Mark Jarrett, the author of The Congress of Vienna and its Legacy, studied at Columbia University (BA), the London School of Economics (MA), and Stanford University, where he received a Ph.D. in European history and was recipient of the David and Christina Phelps Harris Fellowship. He also received a law degree from the Boalt Hall, the Law School of the University of California at Berkeley, where he was an editor of the school’s law review and graduated with honors (Order of the Coif).
Mark was a teaching assistant at Stanford and taught at Hofstra University, the Mander Portman Woodward School in London and in the New York City Public Schools. He practiced law at the San Francisco office of Baker & McKenzie, the world’s largest law firm, where he was active in cases involving Apple Computer and BP. He is also a partner of the Jarrett Publishing Company, which publishes social studies books for Texas, Ohio, New York and other states.
Mark was a speaker at the Harvard symposium on the Congress of Vienna this past April, at the Salzburg Global Seminar on “1814-1914-2014” in August, and at the conference on the “Congress of Vienna and its Global Dimension” in Vienna this past September. He was also a keynote speaker at the conference “Vienna 1815: The Making of a European Security Culture” in The Hague and Amsterdam this past November, and he will be speaking at the conference on the Congress being held at Columbia University this February 5 and 6.

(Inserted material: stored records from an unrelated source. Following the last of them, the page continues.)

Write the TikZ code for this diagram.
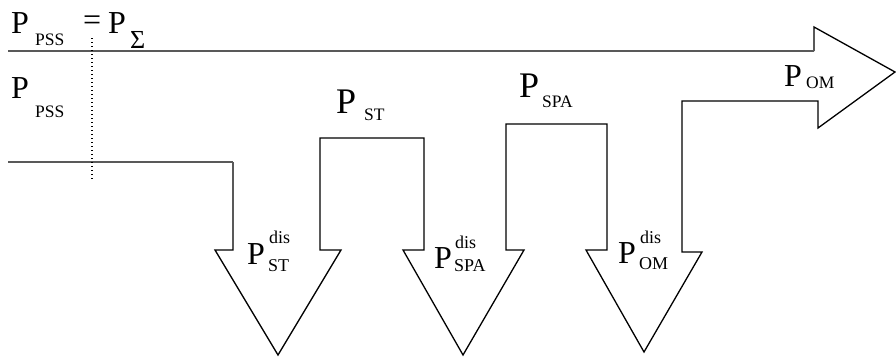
\documentclass[tikz,border=0pt]{standalone}
\usepackage{fontspec}
\setmainfont{Liberation Serif}
\begin{document}
\begin{tikzpicture}[x=1pt,y=-1pt,
  bigP/.style={inner sep=0pt,anchor=base west,font=\fontsize{32}{32}\selectfont},
  hugeP/.style={inner sep=0pt,anchor=base west,font=\fontsize{36}{36}\selectfont},
  subtxt/.style={inner sep=0pt,anchor=base west,font=\fontsize{17.5}{17.5}\selectfont},
  dsub/.style={inner sep=0pt,anchor=base west,font=\fontsize{18}{18}\selectfont},
  outline/.style={draw=black,line width=1.3pt,line join=miter},
  hline/.style={draw=black!65,line width=1.1pt}]
\useasboundingbox (0,0) rectangle (896,356);
% main flow outline
\draw[outline] (814,51) -- (814,27) -- (895,72) -- (818,128) -- (818,101)
  -- (682,101) -- (682,252) -- (702,252) -- (644,352) -- (586,250) -- (607,250)
  -- (607,124) -- (506,124) -- (506,250) -- (524,250) -- (463,355) -- (403,250)
  -- (424,250) -- (424,138) -- (320,138) -- (320,250) -- (341,250) -- (278,355)
  -- (215,250) -- (233,250) -- (233,162);
\draw[hline] (8,51) -- (814,51);
\draw[hline] (8,162) -- (233,162);
% dotted marker
\draw[black,line width=1.2pt,dash pattern=on 1.2pt off 2.8pt] (92,38) -- (92,180);
% labels
\node[bigP] (p1) at (11,33) {P};
\node[subtxt] (p1s) at (35,45) {PSS};
\node[bigP] (eq) at (83,30) {=};
\node[bigP] (p2) at (108,33) {P};
\node[inner sep=0pt,anchor=base west,font=\fontsize{26}{26}\selectfont] (p2s) at (130,48) {Σ};
\node[bigP] (p3) at (11,98) {P};
\node[subtxt] (p3s) at (35,117) {PSS};
\node[hugeP] (p4) at (336,113) {P};
\node[subtxt] (p4s) at (364,120) {ST};
\node[hugeP] (p5) at (519,97) {P};
\node[subtxt] (p5s) at (542,107) {SPA};
\node[bigP] (p6) at (784,86) {P};
\node[subtxt] (p6s) at (806,88) {OM};
\node[bigP] (d1) at (247,264) {P};
\node[dsub] (d1u) at (269,243) {dis};
\node[dsub] (d1s) at (268,271) {ST};
\node[bigP] (d2) at (434,268) {P};
\node[dsub] (d2u) at (455,248) {dis};
\node[dsub] (d2s) at (454,271) {SPA};
\node[bigP] (d3) at (618,263) {P};
\node[dsub] (d3u) at (640,243) {dis};
\node[dsub] (d3s) at (639,269) {OM};
\end{tikzpicture}
\end{document}
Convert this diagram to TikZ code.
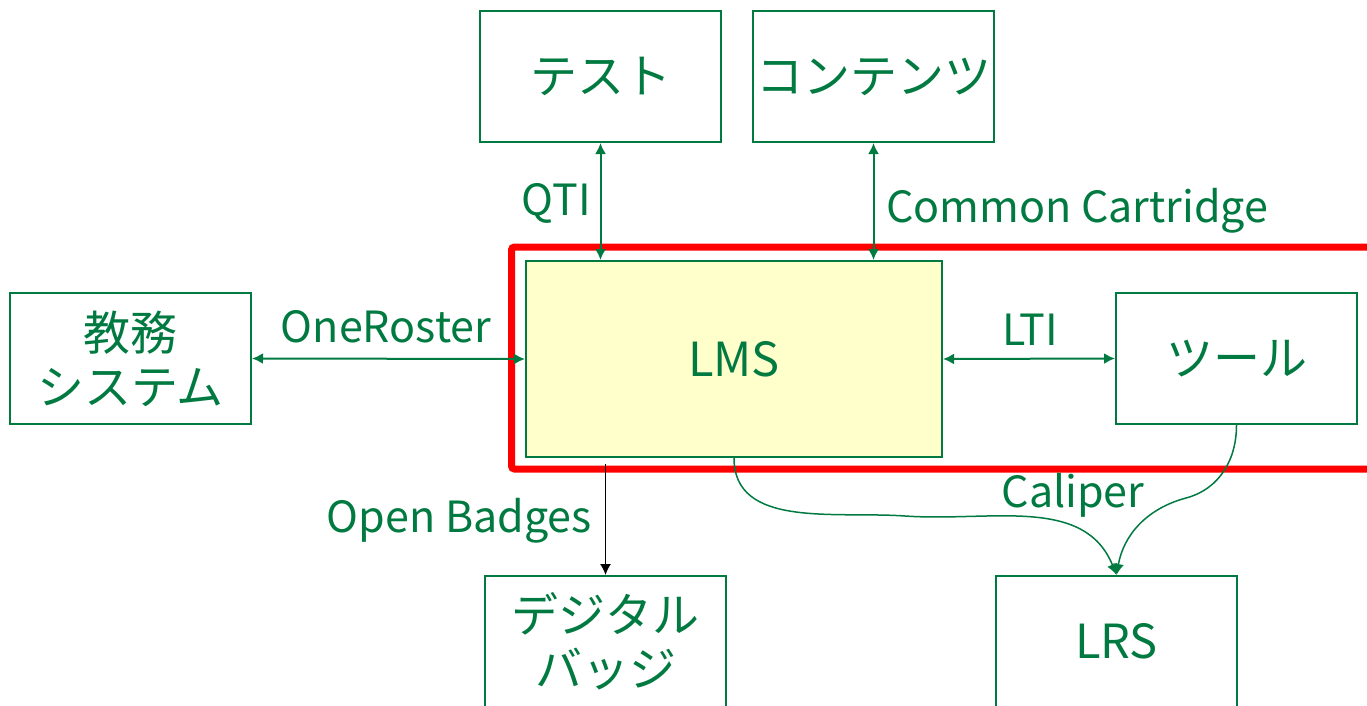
\documentclass[tikz,border=0pt]{standalone}
\usepackage{fontspec}
\setmainfont{Noto Sans CJK JP}
\usetikzlibrary{calc}
\usetikzlibrary{arrows.meta}
\definecolor{kgreen}{RGB}{0,122,64}
\definecolor{lmsfill}{RGB}{255,255,204}

\begin{document}
\begin{tikzpicture}[
        x=1pt, y=-1pt,
        font=\fontsize{43}{54}\selectfont,
        every node/.style={text=kgreen},
        box/.style={draw=kgreen,line width=2pt,minimum width=241pt,minimum height=131pt,align=center,font=\fontsize{47}{54}\selectfont},
        lbl/.style={inner sep=0pt},
        link/.style={draw=kgreen,line width=2pt},
        >={Latex[length=11pt,width=11pt]}
    ]
        \useasboundingbox (0,0) rectangle (1367,706);
        \draw[red, line width=7pt, rounded corners=3pt] (511.5,247) rectangle (1372,469);
        \node[box] (test) at (600.5,76.5) {テスト};
        \node[box] (cont) at (873.5,76.5) {コンテンツ};
        \node[box] (kyomu) at (130.5,358.5) {教務\\システム};
        \node[box,fill=lmsfill,minimum width=416pt,minimum height=196pt] (lms) at (734,359) {LMS};
        \node[box] (tool) at (1236.5,358.5) {ツール};
        \node[box] (badge) at (605.5,641.5) {デジタル\\バッジ};
        \node[box] (lrs) at (1116.5,641.5) {LRS};
        \node[lbl,anchor=east] (qti) at (591,203) {QTI};
        \node[lbl,anchor=west] (cc) at (886,211) {Common Cartridge};
        \node[lbl] (oner) at (386,327) {OneRoster};
        \node[lbl] (lti) at (1030,330) {LTI};
        \node[lbl,anchor=east] (ob) at (592,521) {Open Badges};
        \node[lbl] (cal) at (1073,495) {Caliper};
        \coordinate (calA) at (905,516);
        \coordinate (calB) at (1186,498);
        \draw[link,<->] (test.south) -- (test.south |- lms.north);
        \draw[link,<->] (cont.south) -- (cont.south |- lms.north);
        \draw[link,<->] (kyomu.east) -- (lms.west);
        \draw[link,<->] (lms.east) -- (tool.west);
        \draw[->,line width=1.5pt,black,shorten <=6pt] (badge.north |- lms.south) -- (badge.north);
        \draw[link,line width=1.5pt,->] (lms.south) to[out=-90,in=176] (calA) to[out=-4,in=112] (lrs.north);
        \draw[link,line width=1.5pt,->] (tool.south) to[out=-90,in=15] (calB) to[out=195,in=80] (lrs.north);
    \end{tikzpicture}
\end{document}
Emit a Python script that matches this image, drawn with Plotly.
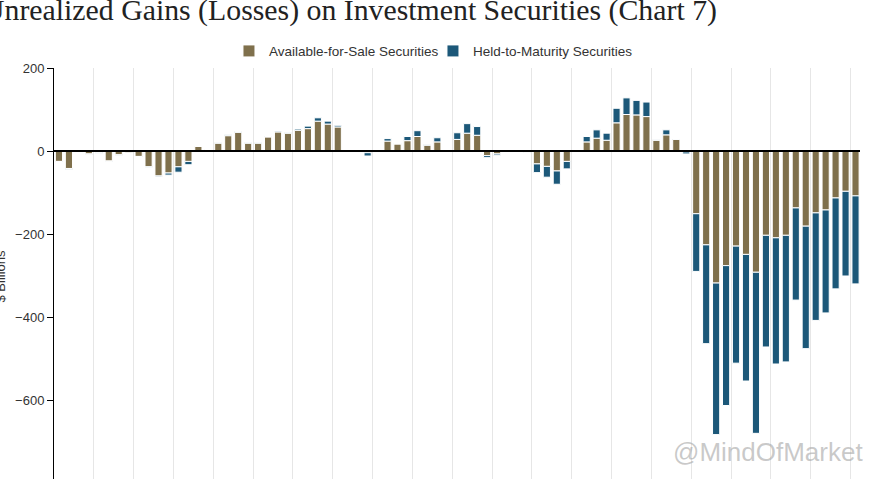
import plotly.graph_objects as go

# Quarterly categories 2006Q1 .. 2026Q1
years = list(range(2006, 2027))
quarters = [f"{q}Q{str(y)[2:]}" for y in years for q in (1, 2, 3, 4)][:81]

afs = [-25, -42, -2, -7, -4, -24, -9, -4, -13, -38, -60, -53, -38, -25,
       11, 3, 19, 37, 45, 19, 19, 34, 46, 43, 50, 54, 72, 65, 58, 2,
       1, -4, 0, 24, 17, 25, 35, 14, 22, 2, 28, 43, 38, -11, -7, 0,
       1, -3, -31, -37, -48, -25, 0, 22, 31, 26, 68, 88, 87, 83, 26,
       39, 28, -2, -151, -226, -318, -276, -229, -249, -292, -203, -209, -203,
       -137, -181, -149, -142, -113, -97, -108]

htm = [-1, -2, 0, -1, -1, -1, -1, 0, -1, -1, -2, -5, -13, -8,
       0, 0, 1, 2, 2, 1, 1, 1, 2, 1, 3, 6, 8, 7, 4, 0,
       0, -8, 0, 6, 1, 10, 14, 2, 10, 0, 16, 23, 21, -5, -3, 0,
       0, -1, -21, -26, -32, -18, 0, 13, 20, 17, 35, 40, 35, 35, 1,
       12, 1, -5, -139, -238, -365, -337, -282, -305, -388, -269, -304, -305,
       -222, -295, -259, -248, -219, -204, -212]

year_starts = [q for q in quarters if q.startswith("1Q")]
y_ticks = [200, 0, -200, -400, -600, -800]

AFS_COLOR = "#7f704c"
HTM_COLOR = "#1c5879"

fig = go.Figure()
fig.add_trace(go.Bar(x=quarters, y=afs, name="Available-for-Sale Securities",
                     marker=dict(color=AFS_COLOR, line=dict(color="white", width=1))))
fig.add_trace(go.Bar(x=quarters, y=htm, name="Held-to-Maturity Securities",
                     marker=dict(color=HTM_COLOR, line=dict(color="white", width=1))))

fig.update_layout(
    width=873, height=479,
    margin=dict(l=54, r=13, t=68, b=0, autoexpand=False),
    barmode="relative",
    bargap=0.28,
    plot_bgcolor="white", paper_bgcolor="white",
    font=dict(family="Liberation Sans, Arial, sans-serif", size=13, color="#333"),
    legend=dict(orientation="h", x=0.4702, xanchor="center", y=1.041, yanchor="middle",
                font=dict(size=13.5, color="#333"), itemwidth=30, entrywidth=159,
                traceorder="normal"),
    xaxis=dict(type="category", tickmode="array", tickvals=year_starts,
               tickson="boundaries", showticklabels=False, ticks="",
               showgrid=True, gridcolor="#e6e6e6", gridwidth=1,
               range=[-0.5, 80.45], showline=False),
    yaxis=dict(range=[-790, 200], tickmode="array", tickvals=y_ticks,
               ticks="outside", ticklen=6, tickcolor="black", tickwidth=1,
               showline=True, linecolor="black", linewidth=1,
               showgrid=False, zeroline=False,
               tickfont=dict(size=13, color="#333")),
    shapes=[dict(type="line", xref="paper", yref="y", x0=0, x1=1, y0=0, y1=0,
                 line=dict(color="black", width=2), layer="above")],
    annotations=[
        dict(text="Unrealized Gains (Losses) on Investment Securities (Chart 7)",
             xref="paper", yref="paper", x=0, y=1, xanchor="left", yanchor="middle",
             xshift=-73, yshift=58, showarrow=False,
             font=dict(family="Liberation Serif, Times New Roman, serif", size=29.8, color="#222")),
        dict(text="$ Billions", xref="paper", yref="paper", x=0, y=0.5,
             xanchor="center", yanchor="middle", xshift=-54, yshift=-3, textangle=-90,
             showarrow=False, font=dict(size=13, color="#333")),
        dict(text="@MindOfMarket", xref="paper", yref="paper", x=1, y=0,
             xanchor="right", yanchor="middle", xshift=5, yshift=27, showarrow=False,
             font=dict(family="Liberation Sans, Arial, sans-serif", size=26,
                       color="rgba(165,165,165,0.6)")),
    ],
)

fig.write_html("out.html",
               config={"displayModeBar": False},
               post_script="document.body.style.margin='0';document.body.style.overflow='hidden';")
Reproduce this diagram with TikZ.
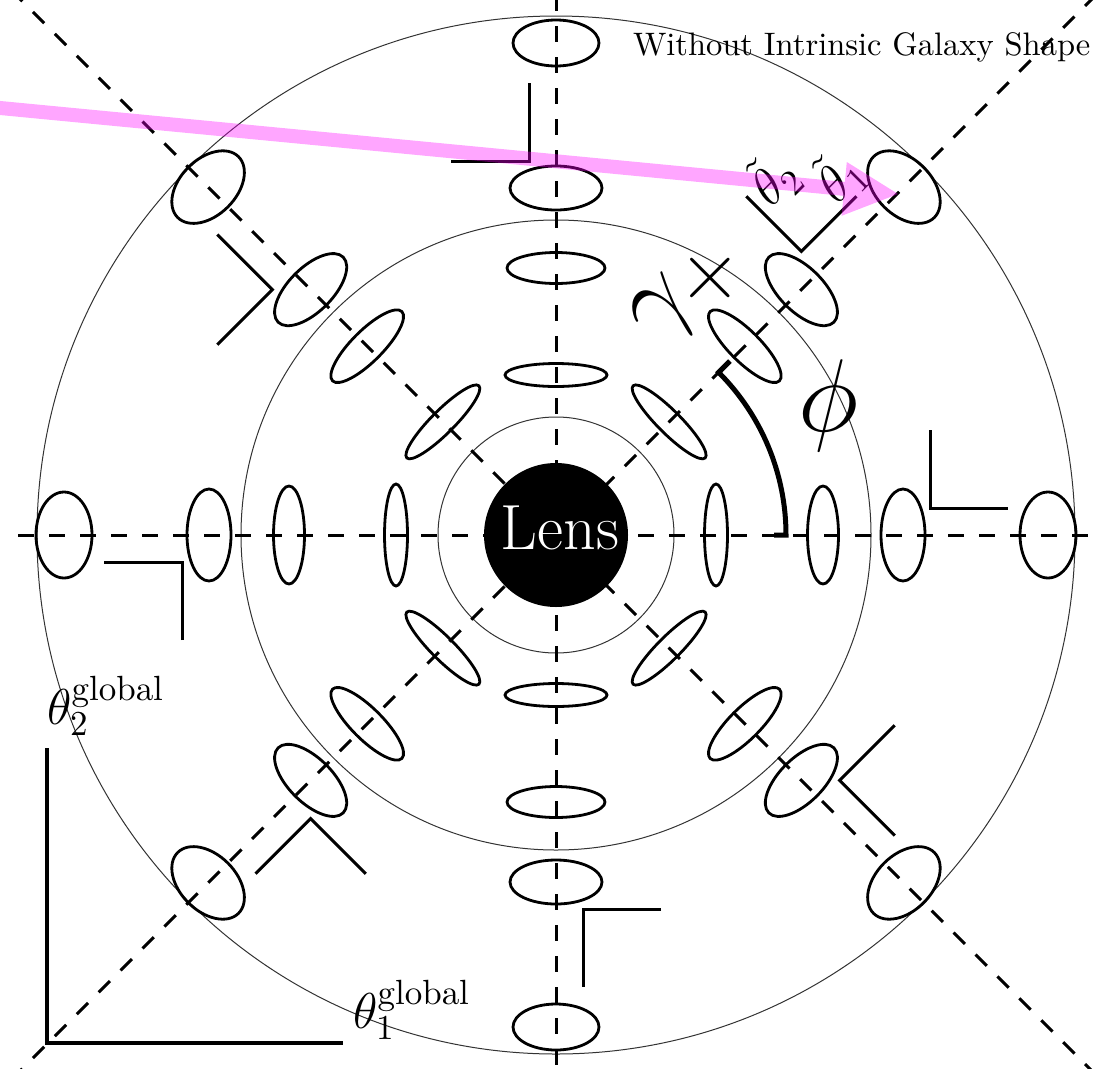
\documentclass[tikz,border=0pt]{standalone}
\usepackage{graphicx}
\usetikzlibrary{arrows.meta}
\definecolor{arrowpink}{RGB}{255,0,255}
\tikzset{
  galaxy/.style={line width=2.8pt},
  axisdash/.style={line width=3pt, dash pattern=on 16pt off 15pt},
  ring/.style={line width=1pt, black!80},
  localaxes/.style={line width=3pt},
  globalaxes/.style={line width=4pt},
  phiarc/.style={line width=5pt},
  lbl/.style={inner sep=0pt, outer sep=0pt},
  pinkpath/.style={arrowpink, opacity=0.35},
}
\begin{document}
\begin{tikzpicture}[x=1pt,y=-1pt]
\useasboundingbox (0,0) rectangle (1110,1068);
\clip (0,0) rectangle (1110,1068);
\coordinate (O) at (556,535);
% rings
\draw[ring] (O) circle[radius=118];
\draw[ring] (O) circle[radius=315];
\draw[ring] (O) circle[radius=519];
% dashed axes
\begin{scope}[shift={(O)}]
  \draw[axisdash] (-538,0) -- (538,0);
  \draw[axisdash] (0,-540) -- (0,540);
  \draw[axisdash] (-545,545) -- (545,-545);
  \draw[axisdash] (-545,-545) -- (545,545);
\end{scope}
% galaxies and local axes
\foreach \ang/\outr in {0/28,45/28,90/23,135/28,180/28,225/28,270/23,315/28}{
  \begin{scope}[shift={(O)}, rotate=\ang]
    \foreach \d/\ta/\ra in {160/51/11.5, 267/49/15.5, 347/46/22, 492/43/\outr}
      \draw[galaxy] (\d,0) ellipse [x radius=\ra, y radius=\ta];
    \draw[localaxes] (374,-105) -- (374,-27) -- (452,-27);
  \end{scope}
}
% phi arc
\begin{scope}[shift={(O)}]
  \draw[phiarc] (218,0) -- (230,0) arc[start angle=0, end angle=-45, radius=230] -- (-45:246);
\end{scope}
% lens
\node[circle, fill=black, minimum size=144pt, inner sep=0pt] (lens) at (O) {};
\node[lbl, text=white] (lenstext) at (560,528) {\scalebox{3.08}{\huge Lens}};
% labels
\node[lbl, anchor=base west] (title) at (633,55) {\scalebox{3.25}{Without Intrinsic Galaxy Shape}};
\node[lbl, rotate=45] (gamma) at (688,292) {\scalebox{4.2}{\Huge$\gamma_+$}};
\node[lbl] (phi) at (828,406) {\scalebox{4.16}{\Huge$\phi$}};
\node[lbl, rotate=45] (t2) at (773,179) {\scalebox{3.6}{\Large$\tilde\theta_2$}};
\node[lbl, rotate=45] (t1) at (839,176) {\scalebox{3.6}{\Large$\tilde\theta_1$}};
% global axes
\coordinate (gy) at (47,748);
\coordinate (gc) at (47,1043);
\coordinate (gx) at (343,1043);
\draw[globalaxes] (gy) -- (gc) -- (gx);
\node[lbl] (g2) at (106,706) {\scalebox{3.5}{\Large$\theta_2^{\mathrm{global}}$}};
\node[lbl] (g1) at (412,1010) {\scalebox{3.5}{\Large$\theta_1^{\mathrm{global}}$}};
% pink arrow
\coordinate (arrS) at (-5,107.5);
\coordinate (arrB) at (844.2,188.9);
\coordinate (arrL) at (846.8,162.0);
\coordinate (arrR) at (841.6,215.8);
\coordinate (arrE) at (898,194);
\draw[pinkpath, line width=14pt] (arrS) -- (arrB);
\fill[pinkpath] (arrL) -- (arrE) -- (arrR) -- cycle;
\end{tikzpicture}
\end{document}
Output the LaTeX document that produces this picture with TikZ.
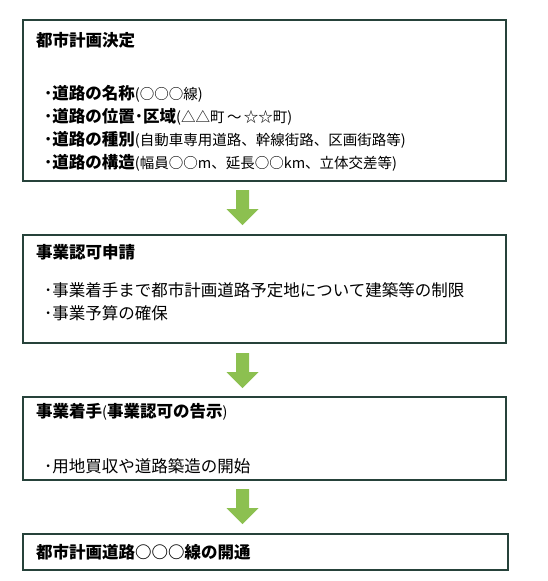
\documentclass[tikz,border=0pt]{standalone}
\usepackage{fontspec}
\newfontfamily\cjk{Noto Sans CJK JP}
\definecolor{boxline}{RGB}{38,66,58}
\definecolor{arrowgreen}{RGB}{140,192,80}
\tikzset{
  stagebox/.style={draw=boxline, line width=1.6pt, fill=white},
  ttl/.style={anchor=west, inner sep=0pt, font=\cjk\fontsize{16.5}{16.5}\selectfont\bfseries},
  itm/.style={anchor=west, inner sep=0pt, font=\cjk\fontsize{16.5}{16.5}\selectfont},
  itmb/.style={itm, font=\cjk\fontsize{16.5}{16.5}\selectfont\bfseries},
  blockarrow/.style={fill=arrowgreen, draw=none}
}
\newcommand{\sm}[1]{{\fontsize{14.5}{14.5}\selectfont\mdseries #1}}
\newcommand{\greenarrow}[2]{%
  \fill[blockarrow] ($(#1)+(-6.5,0)$) -- ($(#1)+(6.5,0)$) -- ($(#2)+(6.5,-16)$) -- ($(#2)+(16,-16)$)
    -- (#2) -- ($(#2)+(-16,-16)$) -- ($(#2)+(-6.5,-16)$) -- cycle;}
\usetikzlibrary{calc}
\begin{document}
\begin{tikzpicture}[x=1pt,y=-1pt]
\useasboundingbox (0,0) rectangle (548,581);
% boxes
\draw[stagebox] (23,20) rectangle (506,181);
\draw[stagebox] (23,235) rectangle (506,343);
\draw[stagebox] (23,397) rectangle (506,480);
\draw[stagebox] (23,534) rectangle (508,570);
% texts
\node[ttl] (t1) at (36,40) {都市計画決定};
\node[itmb] (b11) at (44,94) {･道路の名称\sm{(○○○線)}};
\node[itmb] (b12) at (44,117) {･道路の位置･区域\sm{(△△町\,～\,☆☆町)}};
\node[itmb] (b13) at (44,140) {･道路の種別\sm{(自動車専用道路、幹線街路、区画街路等)}};
\node[itmb] (b14) at (44,163) {･道路の構造\sm{(幅員○○m、延長○○km、立体交差等)}};
\node[ttl] (t2) at (36,252) {事業認可申請};
\node[itm] (b21) at (44,290) {･事業着手まで都市計画道路予定地について建築等の制限};
\node[itm] (b22) at (44,313) {･事業予算の確保};
\node[ttl] (t3) at (36,412) {事業着手\sm{(}事業認可の告示\sm{)}};
\node[itm] (b31) at (44,466) {･用地買収や道路築造の開始};
\node[ttl] (t4) at (36,552) {都市計画道路○○○線の開通};
% arrows
\coordinate (a1s) at (242.5,190); \coordinate (a1e) at (242.5,225);
\coordinate (a2s) at (242.5,353); \coordinate (a2e) at (242.5,388);
\coordinate (a3s) at (242.5,489); \coordinate (a3e) at (242.5,524);
\greenarrow{a1s}{a1e}
\greenarrow{a2s}{a2e}
\greenarrow{a3s}{a3e}
\end{tikzpicture}
\end{document}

Most recently, he is the author of an article on “Hard and Soft Power at the Congress of Vienna” in the December 2014 issue of the British history magazine, History Today, and co-author with Stella Ghervas of an article on the Congress of Vienna in the September 11, 2014 issue of the German newspaper, Die Zeit. Dr. Jarrett is currently writing a new book, Castlereagh and Counter-Revolution: Enlightened Conservatism and the Political Order, to be published by I.B. Tauris in 2016.